Follow companies you want to work at and engage with their content. Algorithms track this and it increases the chances of your profile appearing when someone from that company searches.
A simple weekly routine works well: a few comments on Monday, a short post or share mid-week, some engagement on company pages by Friday. It takes twenty minutes a week and compounds over time.
The Profile Completeness Checklist
Incomplete profiles get far fewer opportunities than complete ones, and the gap is not small. Here's what a complete, recruiter-ready profile looks like for a fresher:
A professional photo where you're visible, well-lit, and dressed appropriately for the industry you're targeting. Profiles with photos get dramatically more views than those without.
A custom banner with your name and what you're about, simple to make in Canva, takes ten minutes, and immediately makes your profile look more intentional than the default grey background everyone else has.
A custom URL, change it to linkedin.com/in/yourname so it looks clean when you share it on your resume or email signature.
At least two or three recommendations from people who've worked with you, internship managers, project collaborators, professors who know your work. Ask them specifically, keep the request short and polite, and offer to write one for them in return.
A Featured section with something to show, your resume, a project PDF, a presentation, a piece of work you're proud of.

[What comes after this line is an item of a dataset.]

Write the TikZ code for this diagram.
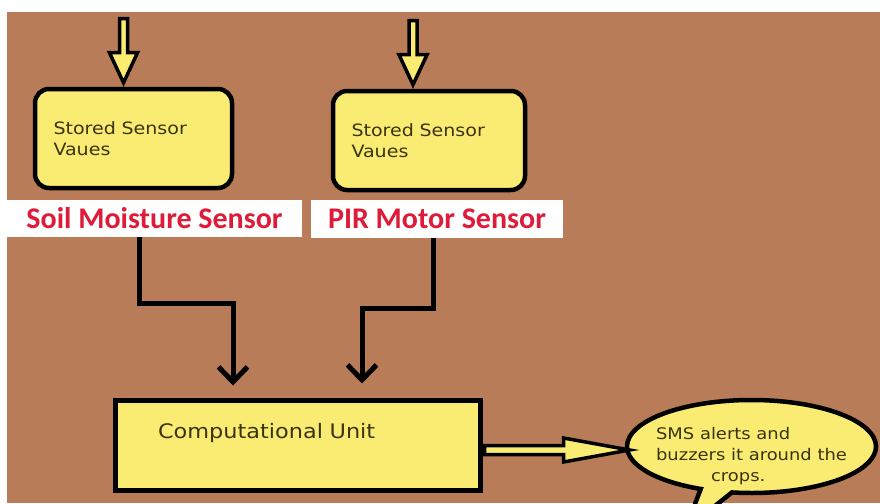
\documentclass[tikz,border=0pt]{standalone}
\usepackage{fontspec}
\newfontfamily\verd[FakeStretch=1.12]{DejaVu Sans}
\newfontfamily\labfont{Carlito}
\usetikzlibrary{arrows.meta, shapes.callouts}
\definecolor{soil}{RGB}{185,124,89}
\definecolor{boxyellow}{RGB}{250,236,115}
\definecolor{boxtext}{RGB}{58,52,14}
\definecolor{labred}{RGB}{222,28,58}
\tikzset{
	storebox/.style={rectangle, rounded corners=14pt, draw, line width=4.5pt, fill=boxyellow, minimum width=197pt, minimum height=99pt, text width=160pt, inner xsep=18pt, align=left, text=boxtext, font=\verd\fontsize{17}{21}\selectfont},
	namebox/.style={fill=white, inner sep=0pt, minimum height=37pt, text=labred, font=\labfont\bfseries\fontsize{30}{32}\selectfont},
	unitbox/.style={rectangle, draw, line width=5pt, fill=boxyellow, minimum width=365pt, minimum height=90pt, text width=279pt, inner xsep=43pt, align=left, text=boxtext, font=\verd\fontsize{20}{24}\selectfont},
	conn/.style={line width=5pt, -{Straight Barb[length=15pt, width=29pt]}},
	pics/blockarrow/.style n args={4}{code={
		\draw[line width=3.5pt, fill=boxyellow, line join=miter] (0,0) -- (-#2,#3) -- (-#2,#4) -- (-#1,#4) -- (-#1,-#4) -- (-#2,-#4) -- (-#2,-#3) -- cycle;
	}}
}
\begin{document}
\begin{tikzpicture}[x=1pt, y=-1pt]
	% Background, boxes and wires:
	\clip (0,0) rectangle (880,503);
	\fill[white] (0,0) rectangle (880,503);
	\fill[soil] (7,12) rectangle (880,503);
	\node[storebox] (s1) at (133.5,138.5) {Stored Sensor\\Vaues};
	\node[storebox, minimum width=192pt, text width=155pt] (s2) at (429,140.5) {Stored Sensor\\Vaues};
	\pic[rotate=-90] at ([xshift=-10pt,yshift=4pt]s1.north) {blockarrow={64}{30}{14}{4}};
	\pic[rotate=-90] at ([xshift=-16pt,yshift=4pt]s2.north) {blockarrow={64}{30}{14}{4}};
	\node[namebox, minimum width=295pt] (l1) at (154.5,218) {Soil Moisture Sensor};
	\node[namebox, minimum width=252pt, minimum height=38pt] (l2) at (437,219) {PIR Motor Sensor};
	\node[unitbox] (cu) at (297.5,445) {\raisebox{7pt}[0pt][0pt]{Computational Unit}};
	\draw[conn] ([xshift=-15.5pt]l1.south) -- ++(0,67) -| ([xshift=-64.5pt,yshift=12pt]cu.north);
	\draw[conn] ([xshift=-4pt]l2.south) -- ++(0,70) -| ([xshift=64.5pt,yshift=14pt]cu.north);
	\node[ellipse callout, draw, line width=4.5pt, fill=boxyellow, minimum width=249pt, minimum height=93pt, callout absolute pointer={(685,530)}] (sms) at (751.5,446.5) {};
	\node[align=left, inner sep=0pt, text=boxtext, font=\verd\fontsize{16}{21}\selectfont] (smstext) at ([yshift=-10pt]sms.center) {SMS alerts and\\buzzers it around the\\\hspace*{55pt}crops.};
	\pic at ([xshift=147pt,yshift=-5pt]cu.east) {blockarrow={145}{66}{12}{4.5}};
\end{tikzpicture}
\end{document}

This gives recruiters something to click on and makes your profile feel real.
One Last Thing
Recruiters are searching LinkedIn every day for people in exactly your field, in your city, for the kind of roles you want. The only question is whether your profile is built to show up when they do.

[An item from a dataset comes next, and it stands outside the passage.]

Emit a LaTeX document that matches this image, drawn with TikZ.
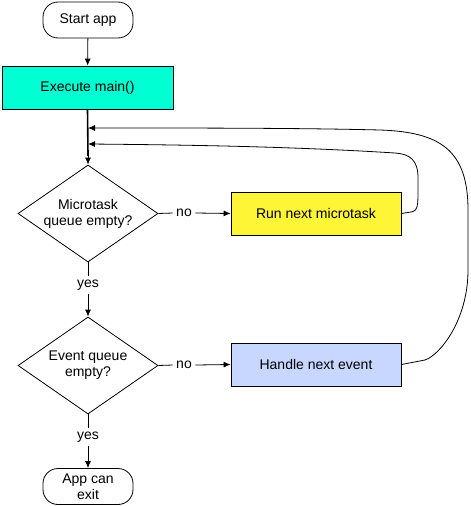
\documentclass[tikz,border=0pt]{standalone}
\usepackage{fontspec}
\setmainfont{Liberation Sans}
\usetikzlibrary{shapes.geometric,arrows.meta}
\definecolor{cmain}{RGB}{0,255,210}
\definecolor{cyel}{RGB}{255,245,55}
\definecolor{cblue}{RGB}{200,215,255}
\tikzset{
  base/.style={draw=black, line width=0.8pt, font=\fontsize{14}{16}\selectfont, align=center, inner sep=0pt},
  term/.style={base, rounded corners=15pt, minimum width=90pt, minimum height=36pt},
  proc/.style={base, minimum width=170pt, minimum height=43pt},
  dec/.style={base, diamond, minimum width=140pt, minimum height=97pt, aspect=1.44},
  lbl/.style={font=\fontsize{14}{16}\selectfont, inner sep=3.5pt},
  arr/.style={line width=0.8pt, -{Latex[length=7pt,width=6pt]}},
  ln/.style={line width=0.8pt}
}
\begin{document}
\begin{tikzpicture}[x=1pt,y=-1pt]
\useasboundingbox (0,0) rectangle (471,506);
\node[term] (start) at (88,20) {Start app};
\node[proc, fill=cmain, minimum width=171pt] (exec) at (87.5,87.5) {Execute main()};
\node[dec] (d1) at (88,213.5) {Microtask\\queue empty?};
\node[proc, fill=cyel] (run) at (316,213.5) {Run next microtask};
\node[lbl] (no1) at (184,213) {no};
\node[lbl] (yes1) at (88,285) {yes};
\node[dec] (d2) at (88,365.5) {Event queue\\empty?};
\node[proc, fill=cblue] (handle) at (316,364.5) {Handle next event};
\node[lbl] (no2) at (184,365) {no};
\node[lbl] (yes2) at (88,437) {yes};
\node[term] (exit) at (88,486.5) {App can\\exit};
\coordinate (j1) at (88,128);
\coordinate (j2) at (88,144);

\draw[arr] (start) -- (exec);
\draw[line width=1.6pt] (exec.south) -- (88,156);
\draw[arr] (88,150) -- (d1.north);
\draw[ln] (d1.east) -- (no1.west);
\draw[arr] (no1.east) -- (run.west);
\draw[ln] (d1.south) -- (yes1.north);
\draw[arr] (yes1.south) -- (d2.north);
\draw[ln] (d2.east) -- (no2.west);
\draw[arr] (no2.east) -- (handle.west);
\draw[ln] (d2.south) -- (yes2.north);
\draw[arr] (yes2.south) -- (exit.north);

\draw[arr] (run.east) -- (411,212) .. controls (418,211) and (418,205) .. (418,190)
  -- (418,178) .. controls (418,160) and (410,154) .. (395,153)
  .. controls (300,147) and (200,145) .. (j2);
\draw[arr] (handle.east) -- (425,360) .. controls (440,355) and (468,320) .. (468,270)
  -- (468,210) .. controls (468,150) and (440,132) .. (380,130)
  .. controls (300,128) and (200,128) .. (j1);
\end{tikzpicture}
\end{document}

You don't need years of experience to have a strong LinkedIn profile. You need the right words in the right places, real results from real work however small, and enough activity to stay visible.
Pick one section today, start with the headline. Change it from a job title to something that shows what you've done and what you're going for. Then move to the next section. A week of focused updates can change who finds you entirely.
The gap is growing every day.Close it.